Write the material out again in full, word for word. Do not include the pictures.

── Data shown

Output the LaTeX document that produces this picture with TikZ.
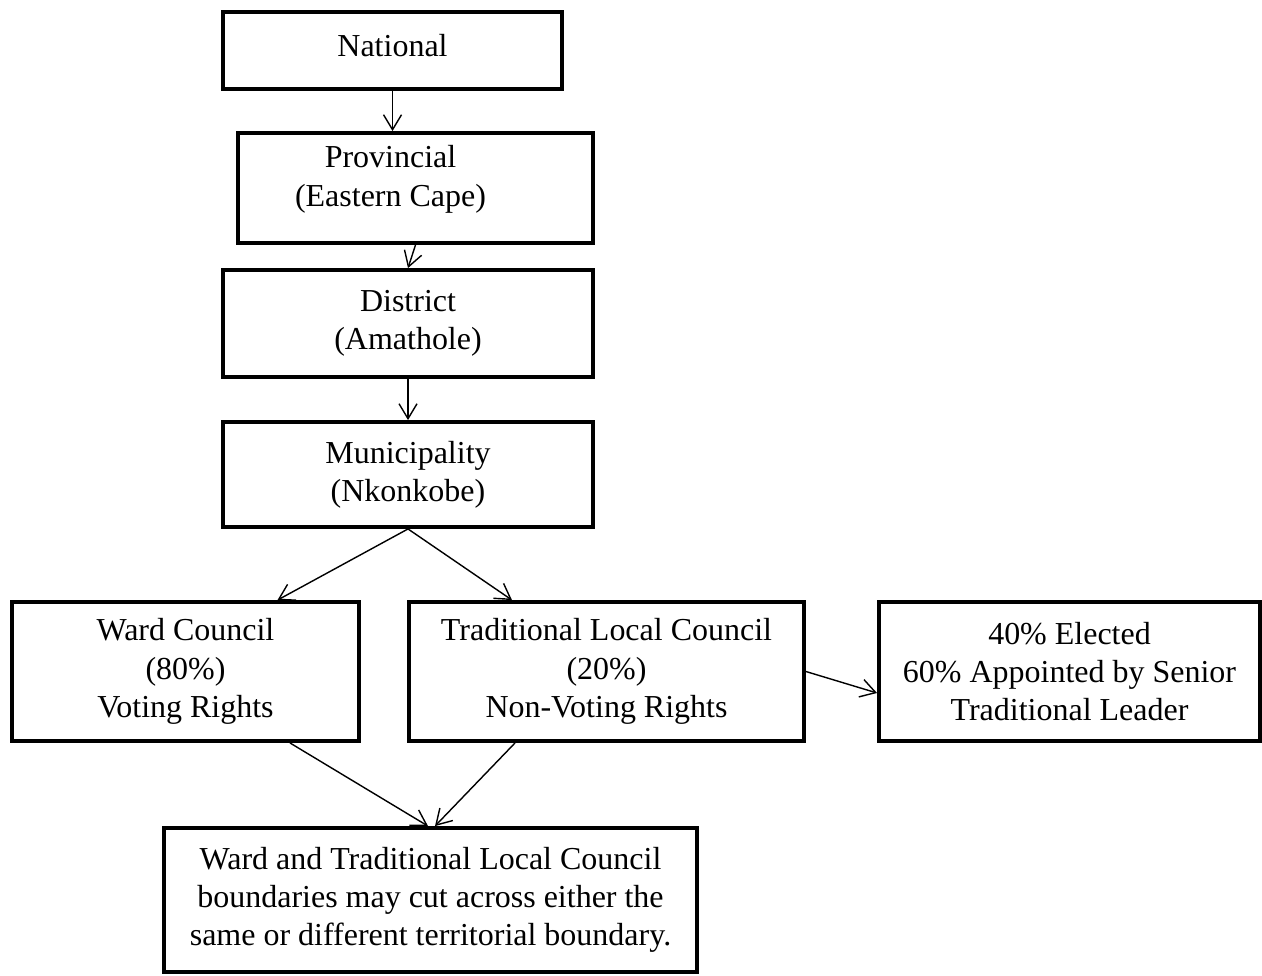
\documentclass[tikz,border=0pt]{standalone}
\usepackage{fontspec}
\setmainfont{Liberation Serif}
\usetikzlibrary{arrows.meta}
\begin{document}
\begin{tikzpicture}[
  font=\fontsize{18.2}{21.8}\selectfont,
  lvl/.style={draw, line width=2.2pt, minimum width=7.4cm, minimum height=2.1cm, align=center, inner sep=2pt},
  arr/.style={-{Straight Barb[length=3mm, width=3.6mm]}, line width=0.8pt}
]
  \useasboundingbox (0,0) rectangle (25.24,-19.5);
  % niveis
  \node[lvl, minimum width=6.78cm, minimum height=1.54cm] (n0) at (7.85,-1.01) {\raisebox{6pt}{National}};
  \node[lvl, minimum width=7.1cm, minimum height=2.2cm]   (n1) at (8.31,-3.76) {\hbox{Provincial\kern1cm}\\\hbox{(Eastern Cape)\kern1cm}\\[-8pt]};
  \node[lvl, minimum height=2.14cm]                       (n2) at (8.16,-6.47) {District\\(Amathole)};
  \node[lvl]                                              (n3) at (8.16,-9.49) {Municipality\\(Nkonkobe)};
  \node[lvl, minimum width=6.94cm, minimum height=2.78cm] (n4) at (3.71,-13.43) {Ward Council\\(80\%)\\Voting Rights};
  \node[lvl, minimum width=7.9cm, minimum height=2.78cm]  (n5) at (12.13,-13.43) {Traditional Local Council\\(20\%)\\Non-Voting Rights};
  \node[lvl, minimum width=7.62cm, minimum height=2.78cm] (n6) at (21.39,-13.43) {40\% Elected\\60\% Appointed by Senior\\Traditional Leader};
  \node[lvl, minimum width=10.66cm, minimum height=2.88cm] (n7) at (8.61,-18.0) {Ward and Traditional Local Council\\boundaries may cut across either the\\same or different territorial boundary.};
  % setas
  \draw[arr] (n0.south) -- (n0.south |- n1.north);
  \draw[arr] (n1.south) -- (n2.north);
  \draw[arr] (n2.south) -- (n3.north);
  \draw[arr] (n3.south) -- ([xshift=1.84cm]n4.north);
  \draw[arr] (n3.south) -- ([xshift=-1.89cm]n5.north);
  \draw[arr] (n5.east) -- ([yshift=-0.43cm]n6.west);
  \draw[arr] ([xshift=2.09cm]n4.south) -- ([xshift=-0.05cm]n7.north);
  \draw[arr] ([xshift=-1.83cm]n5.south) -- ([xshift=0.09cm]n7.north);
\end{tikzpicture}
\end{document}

────

=== Result ===
Output the LaTeX document that produces this picture with TikZ.
\documentclass[tikz,border=0pt]{standalone}
\usepackage{fontspec}
\setmainfont{Liberation Serif}
\usetikzlibrary{arrows.meta}
\begin{document}
\begin{tikzpicture}[
  font=\fontsize{18.2}{21.8}\selectfont,
  lvl/.style={draw, line width=2.2pt, minimum width=7.4cm, minimum height=2.1cm, align=center, inner sep=2pt},
  arr/.style={-{Straight Barb[length=3mm, width=3.6mm]}, line width=0.8pt}
]
  \useasboundingbox (0,0) rectangle (25.24,-19.5);
  % niveis
  \node[lvl, minimum width=6.78cm, minimum height=1.54cm] (n0) at (7.85,-1.01) {\raisebox{6pt}{National}};
  \node[lvl, minimum width=7.1cm, minimum height=2.2cm]   (n1) at (8.31,-3.76) {\hbox{Provincial\kern1cm}\\\hbox{(Eastern Cape)\kern1cm}\\[-8pt]};
  \node[lvl, minimum height=2.14cm]                       (n2) at (8.16,-6.47) {District\\(Amathole)};
  \node[lvl]                                              (n3) at (8.16,-9.49) {Municipality\\(Nkonkobe)};
  \node[lvl, minimum width=6.94cm, minimum height=2.78cm] (n4) at (3.71,-13.43) {Ward Council\\(80\%)\\Voting Rights};
  \node[lvl, minimum width=7.9cm, minimum height=2.78cm]  (n5) at (12.13,-13.43) {Traditional Local Council\\(20\%)\\Non-Voting Rights};
  \node[lvl, minimum width=7.62cm, minimum height=2.78cm] (n6) at (21.39,-13.43) {40\% Elected\\60\% Appointed by Senior\\Traditional Leader};
  \node[lvl, minimum width=10.66cm, minimum height=2.88cm] (n7) at (8.61,-18.0) {Ward and Traditional Local Council\\boundaries may cut across either the\\same or different territorial boundary.};
  % setas
  \draw[arr] (n0.south) -- (n0.south |- n1.north);
  \draw[arr] (n1.south) -- (n2.north);
  \draw[arr] (n2.south) -- (n3.north);
  \draw[arr] (n3.south) -- ([xshift=1.84cm]n4.north);
  \draw[arr] (n3.south) -- ([xshift=-1.89cm]n5.north);
  \draw[arr] (n5.east) -- ([yshift=-0.43cm]n6.west);
  \draw[arr] ([xshift=2.09cm]n4.south) -- ([xshift=-0.05cm]n7.north);
  \draw[arr] ([xshift=-1.83cm]n5.south) -- ([xshift=0.09cm]n7.north);
\end{tikzpicture}
\end{document}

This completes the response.